>>>>

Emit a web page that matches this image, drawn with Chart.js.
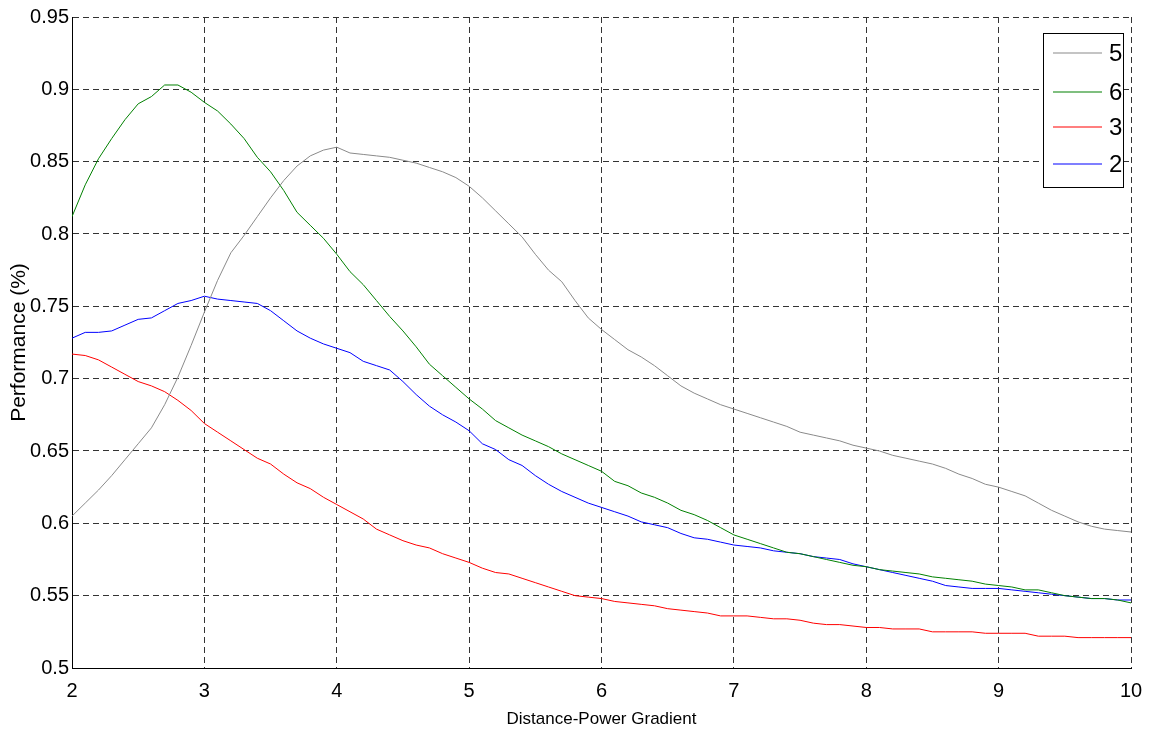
<!DOCTYPE html>
<html>
<head>
<meta charset="utf-8">
<script src="https://cdn.jsdelivr.net/npm/chart.js@4.4.1/dist/chart.umd.min.js"></script>
<style>
  html, body { margin: 0; padding: 0; background: #fff; }
  #wrap { width: 1150px; height: 735px; }
</style>
</head>
<body>
<div id="wrap"><canvas id="perfChart" width="1150" height="735"></canvas></div>
<script>
// Donnees (pas de 0.1)
const gradients = [];
for (let i = 0; i <= 80; i++) gradients.push(2 + i / 10);

const seriesLabels = ['5', '6', '3', '2'];
const seriesColors = ['#8a8a8a', '#008000', '#ff0000', '#0000ff'];

const perf5 = [
  0.605, 0.614, 0.623, 0.633, 0.644, 0.655, 0.666, 0.682, 0.701, 0.723,
  0.746, 0.768, 0.787, 0.799, 0.812, 0.825, 0.837, 0.847, 0.854, 0.858,
  0.860, 0.856, 0.855, 0.854, 0.853, 0.851, 0.849, 0.846, 0.843, 0.839,
  0.833, 0.825, 0.816, 0.807, 0.798, 0.786, 0.775, 0.767, 0.754, 0.742,
  0.734, 0.727, 0.720, 0.715, 0.709, 0.702, 0.695, 0.690, 0.686, 0.682,
  0.679, 0.676, 0.673, 0.670, 0.667, 0.663, 0.661, 0.659, 0.657, 0.654,
  0.652, 0.650, 0.647, 0.645, 0.643, 0.641, 0.638, 0.634, 0.631, 0.627,
  0.625, 0.622, 0.619, 0.614, 0.609, 0.605, 0.601, 0.598, 0.596, 0.595,
  0.594
];
const perf6 = [
  0.812, 0.834, 0.852, 0.866, 0.879, 0.890, 0.895, 0.903, 0.903, 0.898,
  0.891, 0.885, 0.876, 0.866, 0.853, 0.843, 0.830, 0.815, 0.806, 0.797,
  0.786, 0.774, 0.765, 0.754, 0.743, 0.733, 0.722, 0.710, 0.702, 0.694,
  0.686, 0.679, 0.671, 0.666, 0.661, 0.657, 0.653, 0.648, 0.644, 0.640,
  0.636, 0.629, 0.626, 0.621, 0.618, 0.614, 0.609, 0.606, 0.602, 0.597,
  0.592, 0.589, 0.586, 0.583, 0.580, 0.579, 0.577, 0.575, 0.573, 0.571,
  0.570, 0.568, 0.567, 0.566, 0.565, 0.563, 0.562, 0.561, 0.560, 0.558,
  0.557, 0.556, 0.554, 0.554, 0.552, 0.550, 0.549, 0.548, 0.548, 0.547,
  0.545
];
const perf3 = [
  0.717, 0.716, 0.713, 0.708, 0.703, 0.698, 0.695, 0.691, 0.685, 0.678,
  0.669, 0.663, 0.657, 0.651, 0.645, 0.641, 0.634, 0.628, 0.624, 0.618,
  0.613, 0.608, 0.603, 0.596, 0.592, 0.588, 0.585, 0.583, 0.579, 0.576,
  0.573, 0.569, 0.566, 0.565, 0.562, 0.559, 0.556, 0.553, 0.550, 0.549,
  0.548, 0.546, 0.545, 0.544, 0.543, 0.541, 0.540, 0.539, 0.538, 0.536,
  0.536, 0.536, 0.535, 0.534, 0.534, 0.533, 0.531, 0.530, 0.530, 0.529,
  0.528, 0.528, 0.527, 0.527, 0.527, 0.525, 0.525, 0.525, 0.525, 0.524,
  0.524, 0.524, 0.524, 0.522, 0.522, 0.522, 0.521, 0.521, 0.521, 0.521,
  0.521
];
const perf2 = [
  0.728, 0.732, 0.732, 0.733, 0.737, 0.741, 0.742, 0.747, 0.752, 0.754,
  0.757, 0.755, 0.754, 0.753, 0.752, 0.747, 0.740, 0.733, 0.728, 0.724,
  0.721, 0.718, 0.712, 0.709, 0.706, 0.698, 0.689, 0.681, 0.675, 0.670,
  0.664, 0.655, 0.651, 0.644, 0.640, 0.633, 0.627, 0.622, 0.618, 0.614,
  0.611, 0.608, 0.605, 0.601, 0.599, 0.597, 0.593, 0.590, 0.589, 0.587,
  0.585, 0.584, 0.583, 0.581, 0.580, 0.579, 0.577, 0.576, 0.575, 0.572,
  0.570, 0.568, 0.566, 0.564, 0.562, 0.560, 0.557, 0.556, 0.555, 0.555,
  0.555, 0.554, 0.553, 0.552, 0.551, 0.550, 0.549, 0.548, 0.548, 0.547,
  0.547
];

const xTicks = [2, 3, 4, 5, 6, 7, 8, 9, 10];
const yTicks = [0.5, 0.55, 0.6, 0.65, 0.7, 0.75, 0.8, 0.85, 0.9, 0.95];
const yTickLabels = ['0.5', '0.55', '0.6', '0.65', '0.7', '0.75', '0.8', '0.85', '0.9', '0.95'];

const FONT = "'Liberation Sans', Arial, sans-serif";

function toPoints(values) {
    return values.map((v, i) => ({ x: gradients[i], y: v }));
}

// Legende dessinee dans la zone du graphique (coin haut droit)
const boxLegend = {
    id: 'boxLegend',
    afterDraw(chart) {
        const ctx = chart.ctx;
        const x0 = 1043, y0 = 33, w = 80, h = 154;
        const rowY = [53, 92, 127, 164];
        ctx.save();
        ctx.setLineDash([]);
        ctx.fillStyle = '#fff';
        ctx.fillRect(x0, y0, w, h);
        ctx.strokeStyle = '#000';
        ctx.lineWidth = 1;
        ctx.strokeRect(x0 + 0.5, y0 + 0.5, w, h);
        ctx.font = '24px ' + FONT;
        ctx.textBaseline = 'middle';
        chart.data.datasets.forEach((ds, i) => {
            ctx.strokeStyle = seriesColors[i];
            ctx.lineWidth = 1.2;
            ctx.beginPath();
            ctx.moveTo(x0 + 10, rowY[i]);
            ctx.lineTo(x0 + 59, rowY[i]);
            ctx.stroke();
            ctx.fillStyle = '#000';
            ctx.fillText(ds.label, x0 + 66, rowY[i] + 1);
        });
        ctx.restore();
    }
};

document.addEventListener('DOMContentLoaded', function() {
    const datasets = [perf5, perf6, perf3, perf2].map((vals, i) => ({
        label: seriesLabels[i],
        data: toPoints(vals),
        borderColor: seriesColors[i],
        backgroundColor: seriesColors[i],
        borderWidth: 1,
        pointRadius: 0,
        tension: 0,
        fill: false
    }));

    new Chart(document.getElementById('perfChart'), {
        type: 'line',
        data: { datasets: datasets },
        options: {
            responsive: false,
            animation: false,
            layout: { padding: { top: 17, right: 19, left: 0, bottom: 0 } },
            plugins: {
                legend: { display: false },
                tooltip: { enabled: false }
            },
            scales: {
                x: {
                    type: 'linear',
                    min: 2,
                    max: 10,
                    afterBuildTicks: (scale) => { scale.ticks = xTicks.map(v => ({ value: v })); },
                    afterFit: (scale) => {
                        scale.height = 67;
                        scale.paddingLeft = 0;
                        scale.paddingRight = 0;
                    },
                    grid: {
                        color: '#333',
                        lineWidth: 1,
                        drawTicks: false
                    },
                    border: { display: true, color: '#000', width: 1, dash: [6, 4] },
                    ticks: {
                        color: '#000',
                        padding: 11,
                        font: { family: FONT, size: 20 },
                        maxRotation: 0,
                        callback: (v) => String(v)
                    },
                    title: {
                        display: true,
                        text: 'Distance-Power Gradient',
                        color: '#000',
                        font: { family: FONT, size: 17 },
                        padding: { top: 0, bottom: 5 }
                    }
                },
                y: {
                    type: 'linear',
                    min: 0.5,
                    max: 0.95,
                    afterBuildTicks: (scale) => { scale.ticks = yTicks.map(v => ({ value: v })); },
                    afterFit: (scale) => {
                        scale.width = 72;
                        scale.paddingTop = 0;
                        scale.paddingBottom = 0;
                    },
                    grid: {
                        color: '#333',
                        lineWidth: 1,
                        drawTicks: false
                    },
                    border: { display: true, color: '#000', width: 1, dash: [6, 4] },
                    ticks: {
                        color: '#000',
                        padding: 3,
                        font: { family: FONT, size: 20 },
                        callback: (v, i) => yTickLabels[i]
                    },
                    title: {
                        display: true,
                        text: 'Performance (%)',
                        color: '#000',
                        font: { family: FONT, size: 21 },
                        padding: { top: 7, bottom: 0 }
                    }
                }
            }
        },
        plugins: [boxLegend]
    });
});
</script>
</body>
</html>
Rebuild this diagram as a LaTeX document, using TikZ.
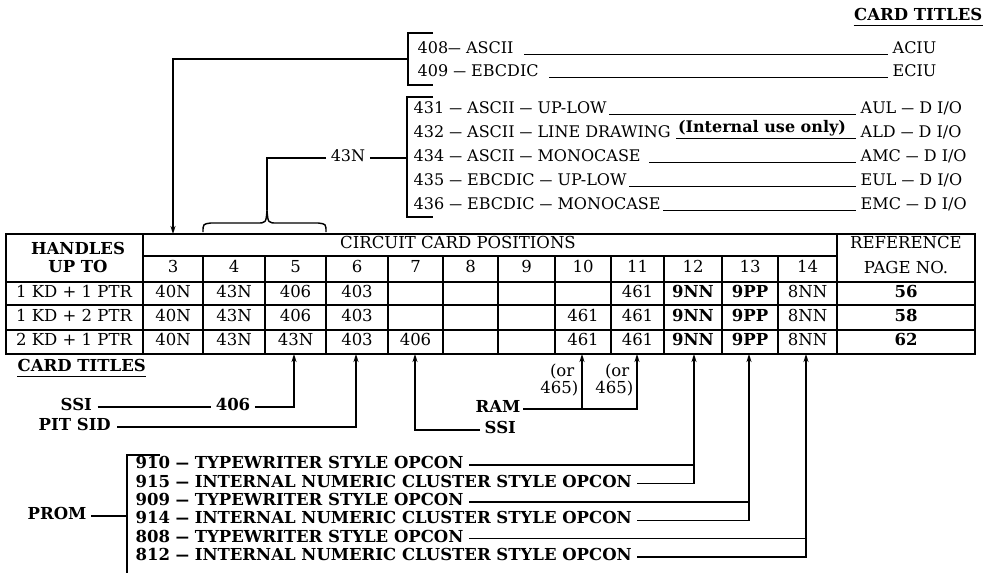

<<<<

Given task: Copy out every line from the records that has the word "this".

Reply:
Emit a web page that matches this image, drawn with Chart.js.
Rebuild this diagram as a LaTeX document, using TikZ.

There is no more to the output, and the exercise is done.